--- Start Raw data ---

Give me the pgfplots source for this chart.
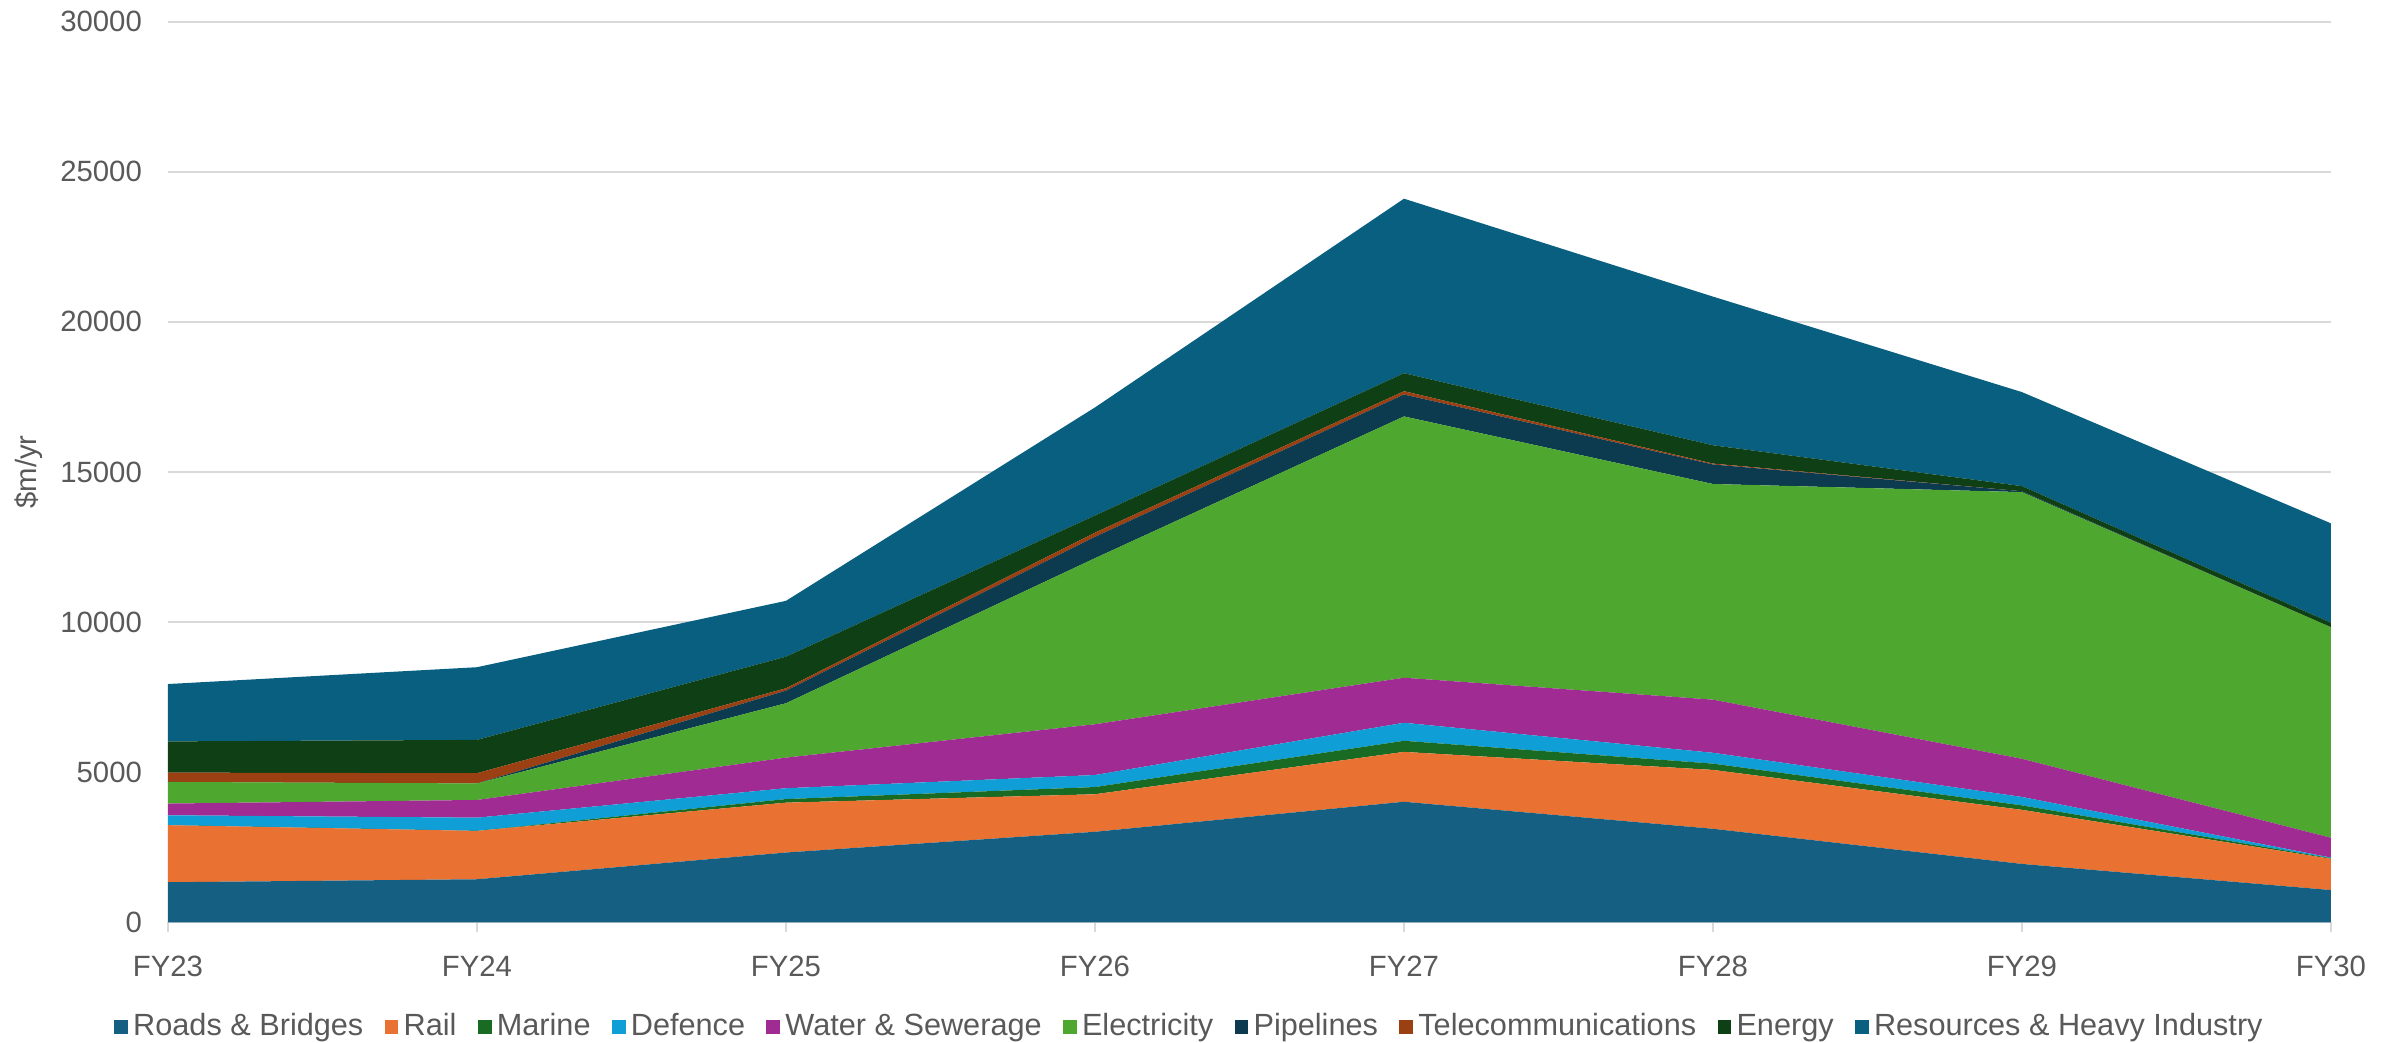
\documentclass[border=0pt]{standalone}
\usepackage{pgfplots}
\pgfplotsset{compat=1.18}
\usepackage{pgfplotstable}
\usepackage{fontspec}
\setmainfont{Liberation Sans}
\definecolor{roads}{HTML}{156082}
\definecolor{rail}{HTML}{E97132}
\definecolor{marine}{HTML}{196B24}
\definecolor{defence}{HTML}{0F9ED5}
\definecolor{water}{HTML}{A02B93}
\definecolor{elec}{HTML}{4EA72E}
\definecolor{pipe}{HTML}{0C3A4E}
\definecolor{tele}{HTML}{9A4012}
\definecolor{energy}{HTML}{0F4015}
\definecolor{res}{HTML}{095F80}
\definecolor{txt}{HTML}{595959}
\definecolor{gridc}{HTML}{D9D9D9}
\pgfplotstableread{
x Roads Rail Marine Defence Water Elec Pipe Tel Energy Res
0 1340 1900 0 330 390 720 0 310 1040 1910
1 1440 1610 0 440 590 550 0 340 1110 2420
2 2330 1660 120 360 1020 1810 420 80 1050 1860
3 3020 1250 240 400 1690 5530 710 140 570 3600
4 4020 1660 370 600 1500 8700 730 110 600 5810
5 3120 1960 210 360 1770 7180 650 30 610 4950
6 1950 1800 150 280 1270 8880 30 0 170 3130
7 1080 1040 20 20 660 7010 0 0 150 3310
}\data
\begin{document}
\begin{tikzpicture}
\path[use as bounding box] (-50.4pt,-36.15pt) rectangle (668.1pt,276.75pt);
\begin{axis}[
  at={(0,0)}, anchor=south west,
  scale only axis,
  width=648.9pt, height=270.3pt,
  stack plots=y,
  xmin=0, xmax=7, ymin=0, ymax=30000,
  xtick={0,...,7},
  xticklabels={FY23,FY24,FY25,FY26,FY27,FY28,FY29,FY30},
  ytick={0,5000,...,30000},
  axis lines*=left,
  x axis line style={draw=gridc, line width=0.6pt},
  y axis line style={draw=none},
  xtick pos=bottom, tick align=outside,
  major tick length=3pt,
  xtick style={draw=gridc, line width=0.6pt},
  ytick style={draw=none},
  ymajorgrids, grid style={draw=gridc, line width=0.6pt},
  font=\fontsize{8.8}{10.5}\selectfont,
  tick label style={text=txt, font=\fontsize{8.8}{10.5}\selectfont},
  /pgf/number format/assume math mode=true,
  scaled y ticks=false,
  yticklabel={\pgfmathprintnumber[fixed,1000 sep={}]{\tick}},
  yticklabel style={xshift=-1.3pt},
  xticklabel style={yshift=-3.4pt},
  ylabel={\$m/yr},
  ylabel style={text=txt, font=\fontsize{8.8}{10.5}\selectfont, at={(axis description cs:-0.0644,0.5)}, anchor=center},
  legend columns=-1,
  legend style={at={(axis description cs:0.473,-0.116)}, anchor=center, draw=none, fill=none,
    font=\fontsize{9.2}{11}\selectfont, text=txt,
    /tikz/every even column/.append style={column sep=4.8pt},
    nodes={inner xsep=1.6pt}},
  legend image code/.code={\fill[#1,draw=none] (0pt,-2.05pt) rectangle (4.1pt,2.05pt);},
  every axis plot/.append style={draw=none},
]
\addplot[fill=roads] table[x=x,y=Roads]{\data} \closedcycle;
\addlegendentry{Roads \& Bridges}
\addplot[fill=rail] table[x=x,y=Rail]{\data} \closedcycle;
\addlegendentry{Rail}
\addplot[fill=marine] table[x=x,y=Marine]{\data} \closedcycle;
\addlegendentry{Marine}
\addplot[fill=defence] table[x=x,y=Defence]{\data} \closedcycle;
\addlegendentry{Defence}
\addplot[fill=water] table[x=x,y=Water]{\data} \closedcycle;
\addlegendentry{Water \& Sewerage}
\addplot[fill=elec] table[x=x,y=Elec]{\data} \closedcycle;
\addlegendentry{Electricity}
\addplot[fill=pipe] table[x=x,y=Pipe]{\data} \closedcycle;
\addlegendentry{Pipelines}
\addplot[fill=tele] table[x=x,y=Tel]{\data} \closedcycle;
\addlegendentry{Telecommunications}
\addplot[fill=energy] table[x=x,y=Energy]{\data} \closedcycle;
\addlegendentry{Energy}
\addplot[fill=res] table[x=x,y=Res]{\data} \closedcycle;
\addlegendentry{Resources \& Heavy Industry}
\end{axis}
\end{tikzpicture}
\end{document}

--- End Raw data ---
--- Start Raw data ---

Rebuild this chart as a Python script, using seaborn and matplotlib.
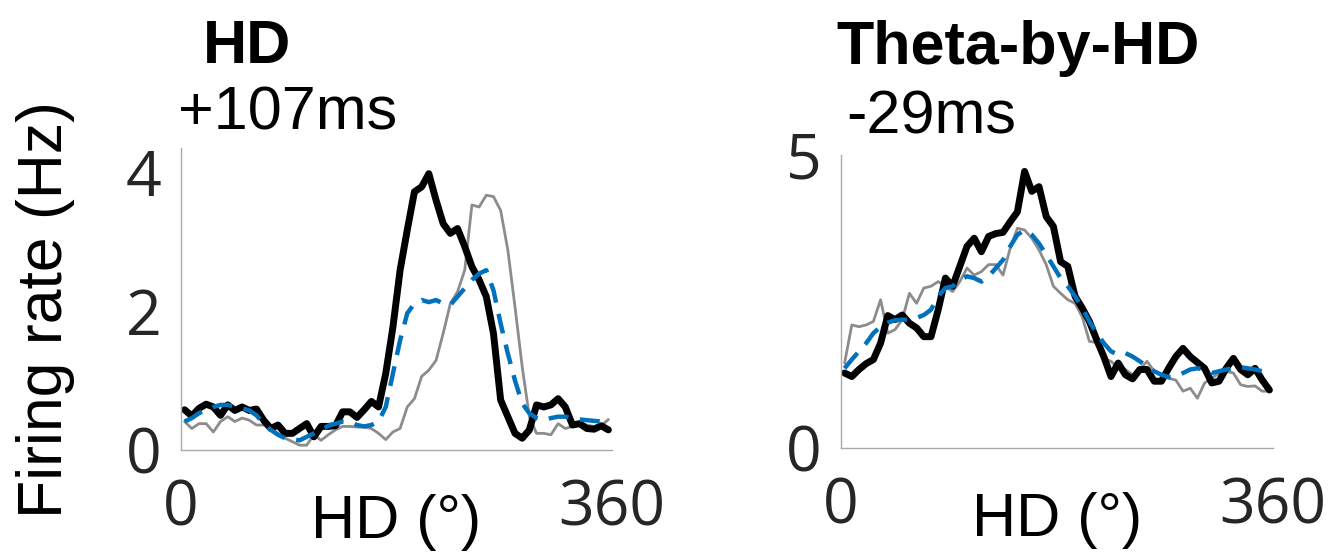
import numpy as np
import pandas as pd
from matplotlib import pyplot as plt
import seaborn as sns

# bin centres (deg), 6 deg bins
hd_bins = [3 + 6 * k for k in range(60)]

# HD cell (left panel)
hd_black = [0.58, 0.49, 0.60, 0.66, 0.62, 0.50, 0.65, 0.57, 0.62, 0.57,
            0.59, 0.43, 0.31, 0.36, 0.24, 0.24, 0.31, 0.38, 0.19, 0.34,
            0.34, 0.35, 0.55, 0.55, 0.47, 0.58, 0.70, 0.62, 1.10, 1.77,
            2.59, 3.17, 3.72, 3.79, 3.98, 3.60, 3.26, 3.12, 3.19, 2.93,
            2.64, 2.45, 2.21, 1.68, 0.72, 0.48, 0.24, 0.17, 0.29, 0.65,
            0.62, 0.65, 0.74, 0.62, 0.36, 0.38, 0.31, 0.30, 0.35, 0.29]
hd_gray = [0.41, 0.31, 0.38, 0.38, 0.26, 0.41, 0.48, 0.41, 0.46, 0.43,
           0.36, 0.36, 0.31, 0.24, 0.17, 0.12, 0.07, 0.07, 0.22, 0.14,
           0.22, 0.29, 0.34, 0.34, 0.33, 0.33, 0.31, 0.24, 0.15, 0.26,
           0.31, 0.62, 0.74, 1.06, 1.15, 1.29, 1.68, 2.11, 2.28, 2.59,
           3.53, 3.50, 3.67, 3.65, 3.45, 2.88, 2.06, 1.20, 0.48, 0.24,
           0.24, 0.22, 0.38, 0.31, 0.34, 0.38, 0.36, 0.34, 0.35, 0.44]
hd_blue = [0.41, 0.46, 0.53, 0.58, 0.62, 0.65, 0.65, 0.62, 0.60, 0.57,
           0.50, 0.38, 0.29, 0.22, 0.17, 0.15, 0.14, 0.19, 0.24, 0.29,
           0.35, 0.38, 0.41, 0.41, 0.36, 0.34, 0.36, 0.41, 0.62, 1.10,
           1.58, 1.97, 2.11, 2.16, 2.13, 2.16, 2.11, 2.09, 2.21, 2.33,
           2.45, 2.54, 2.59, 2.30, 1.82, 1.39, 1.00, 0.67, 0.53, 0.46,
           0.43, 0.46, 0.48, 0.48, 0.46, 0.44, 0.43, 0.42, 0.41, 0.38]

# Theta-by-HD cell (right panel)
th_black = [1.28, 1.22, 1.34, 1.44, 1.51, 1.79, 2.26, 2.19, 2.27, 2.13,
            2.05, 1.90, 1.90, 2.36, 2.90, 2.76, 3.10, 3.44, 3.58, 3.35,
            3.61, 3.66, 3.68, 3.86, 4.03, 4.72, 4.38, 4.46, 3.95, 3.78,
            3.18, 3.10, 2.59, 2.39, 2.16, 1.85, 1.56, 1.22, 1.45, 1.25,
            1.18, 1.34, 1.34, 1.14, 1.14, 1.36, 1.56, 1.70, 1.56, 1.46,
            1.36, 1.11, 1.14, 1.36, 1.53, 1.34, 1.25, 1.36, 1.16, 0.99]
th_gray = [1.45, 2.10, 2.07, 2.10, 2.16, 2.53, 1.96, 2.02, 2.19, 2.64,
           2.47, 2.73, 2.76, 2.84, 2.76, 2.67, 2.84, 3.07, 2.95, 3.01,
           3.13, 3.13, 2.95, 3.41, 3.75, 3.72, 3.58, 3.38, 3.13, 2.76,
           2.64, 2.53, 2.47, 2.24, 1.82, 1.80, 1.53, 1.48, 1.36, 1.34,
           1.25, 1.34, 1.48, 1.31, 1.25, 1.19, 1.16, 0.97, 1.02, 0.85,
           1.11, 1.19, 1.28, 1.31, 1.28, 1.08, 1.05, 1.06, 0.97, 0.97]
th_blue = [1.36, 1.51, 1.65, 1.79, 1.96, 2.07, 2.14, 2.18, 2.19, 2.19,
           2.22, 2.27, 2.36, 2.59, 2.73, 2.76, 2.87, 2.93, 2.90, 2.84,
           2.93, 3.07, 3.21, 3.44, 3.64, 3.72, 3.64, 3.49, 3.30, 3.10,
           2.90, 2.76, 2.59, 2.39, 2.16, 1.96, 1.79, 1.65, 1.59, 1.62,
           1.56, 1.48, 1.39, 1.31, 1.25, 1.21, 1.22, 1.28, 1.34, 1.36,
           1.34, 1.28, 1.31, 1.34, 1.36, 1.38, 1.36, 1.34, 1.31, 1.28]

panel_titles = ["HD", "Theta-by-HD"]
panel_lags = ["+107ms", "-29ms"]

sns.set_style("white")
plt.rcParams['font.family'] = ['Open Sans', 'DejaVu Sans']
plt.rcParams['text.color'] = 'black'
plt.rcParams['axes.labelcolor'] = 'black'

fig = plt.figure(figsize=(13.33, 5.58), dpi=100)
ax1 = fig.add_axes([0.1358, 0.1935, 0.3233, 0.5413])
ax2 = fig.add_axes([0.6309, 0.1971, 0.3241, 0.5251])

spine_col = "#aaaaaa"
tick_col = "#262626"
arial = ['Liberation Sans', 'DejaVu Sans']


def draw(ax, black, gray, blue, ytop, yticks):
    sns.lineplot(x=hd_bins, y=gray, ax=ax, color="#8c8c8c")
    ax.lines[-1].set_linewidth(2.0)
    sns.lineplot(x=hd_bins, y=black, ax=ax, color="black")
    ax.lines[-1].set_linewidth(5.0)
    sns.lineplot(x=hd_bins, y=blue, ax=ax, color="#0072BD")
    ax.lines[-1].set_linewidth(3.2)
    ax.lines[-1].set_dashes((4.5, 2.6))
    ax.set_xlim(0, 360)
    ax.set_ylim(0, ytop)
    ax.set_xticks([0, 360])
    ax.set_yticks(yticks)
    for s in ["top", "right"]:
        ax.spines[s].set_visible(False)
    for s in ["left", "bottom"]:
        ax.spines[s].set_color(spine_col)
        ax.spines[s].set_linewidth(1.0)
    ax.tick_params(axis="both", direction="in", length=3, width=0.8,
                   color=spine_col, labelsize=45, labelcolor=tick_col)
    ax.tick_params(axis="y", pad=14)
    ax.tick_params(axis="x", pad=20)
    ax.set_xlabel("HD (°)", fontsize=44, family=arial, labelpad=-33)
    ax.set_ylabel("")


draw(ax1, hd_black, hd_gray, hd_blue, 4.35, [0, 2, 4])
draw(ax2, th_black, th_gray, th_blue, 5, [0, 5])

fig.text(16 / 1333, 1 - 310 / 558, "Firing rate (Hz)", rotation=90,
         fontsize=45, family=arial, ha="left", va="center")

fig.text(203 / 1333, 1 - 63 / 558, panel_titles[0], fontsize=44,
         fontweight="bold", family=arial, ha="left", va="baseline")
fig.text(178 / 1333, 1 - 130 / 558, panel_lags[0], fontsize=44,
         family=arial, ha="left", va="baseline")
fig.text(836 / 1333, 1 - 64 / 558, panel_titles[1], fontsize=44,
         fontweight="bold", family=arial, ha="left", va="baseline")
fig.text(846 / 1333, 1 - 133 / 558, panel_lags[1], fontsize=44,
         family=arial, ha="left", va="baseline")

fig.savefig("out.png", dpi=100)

--- End Raw data ---

Look above and copy only the lines from the one holding "Rebuild this chart" to the one holding "hd_bins = [3 + 6 * k for k in range(60)]", both included, exactly, minus the pictures.

Rebuild this chart as a Python script, using seaborn and matplotlib.
import numpy as np
import pandas as pd
from matplotlib import pyplot as plt
import seaborn as sns

# bin centres (deg), 6 deg bins
hd_bins = [3 + 6 * k for k in range(60)]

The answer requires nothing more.